Cuando cruzamos el camino-puente del sur, desviándonos hacia el este, yo iba en cabeza de la caravana más larga y con tantas riquezas, que ningún
pochtécatl
había guiado jamás. Nos desviamos hacia el sur rodeando la tierra de nuestros enemigos los texcalteca, para seguir hacia Chololan. Allí y en otras ciudades, pueblos y aldeas en donde descansamos a lo largo de nuestra ruta, los habitantes ansiosos nos molestaban preguntándonos acerca de los «monstruos blancos», que sabían que estaban causando disturbios cerca y de los planes que teníamos para mantenerlos a distancia. Cuando hubimos dado la vuelta a la base del poderoso volcán Citlaltépetl, empezamos a descender por la última nación montañosa, hacia las Tierras Calientes. En la mañana de ese día que nos llevaría directo a la costa, mis compañeros señores se pusieron sus trajes esplendorosos, sus penachos, sus mantos, insignias y demás, pero yo no.
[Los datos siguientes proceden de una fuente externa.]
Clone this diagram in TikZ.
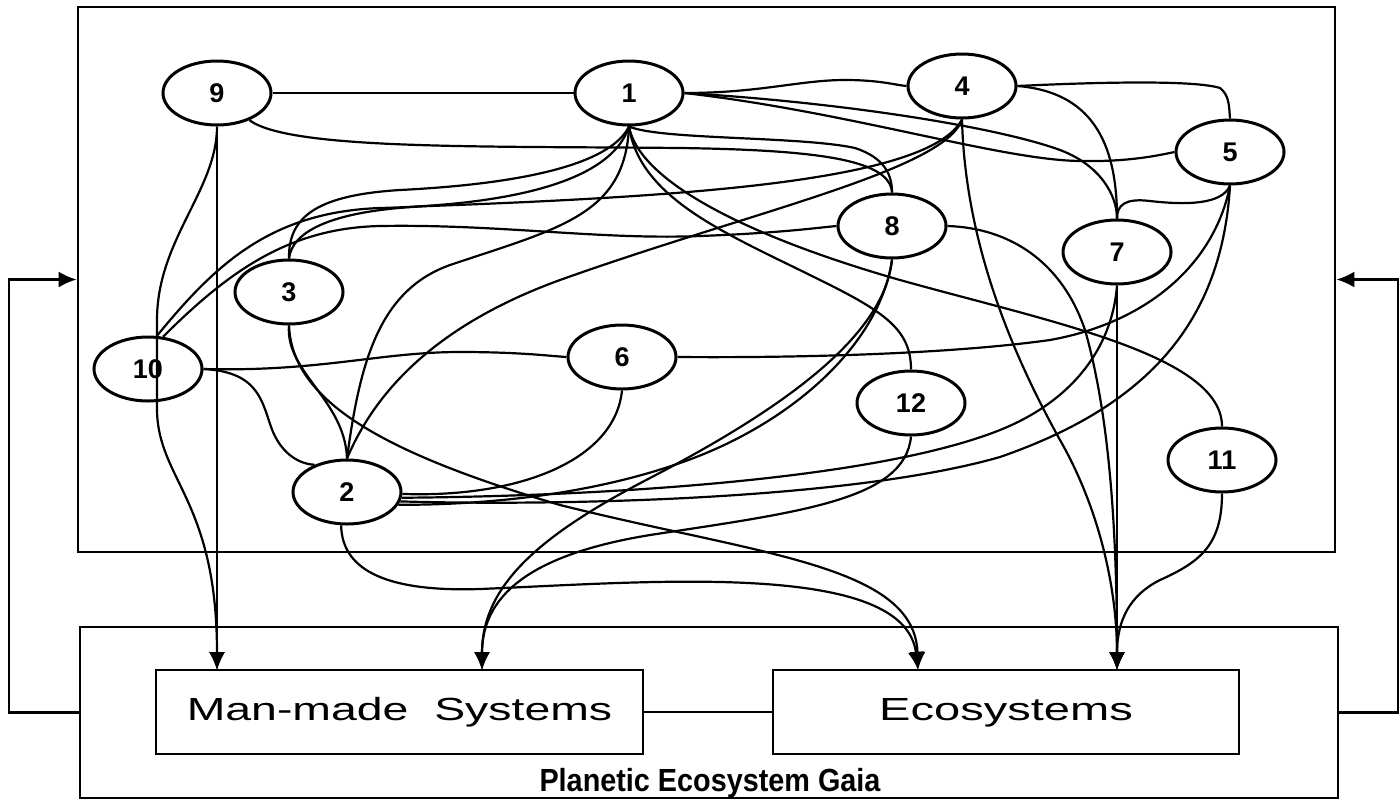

Yo había decidido agregar un poco de astucia a nuestros planes e instrucciones. Por un lado, habían pasado unos ocho años desde que yo había aprendido lo poco que sabía de español y ya se me había olvidado mucho, así es que deseaba mezclarme con los españoles sin ser observado y escucharles hablar en su propio lenguaje y absorberlo lo mejor posible, para que volviera a hablarlo con cierta fluidez antes de cualquier reunión formal con nuestros señores y los suyos. También, en ese tiempo podría estar espiando y tomando nota de lo que ellos hacían y todas esas tareas las podría hacer mejor si ellos no se fijaban en mí.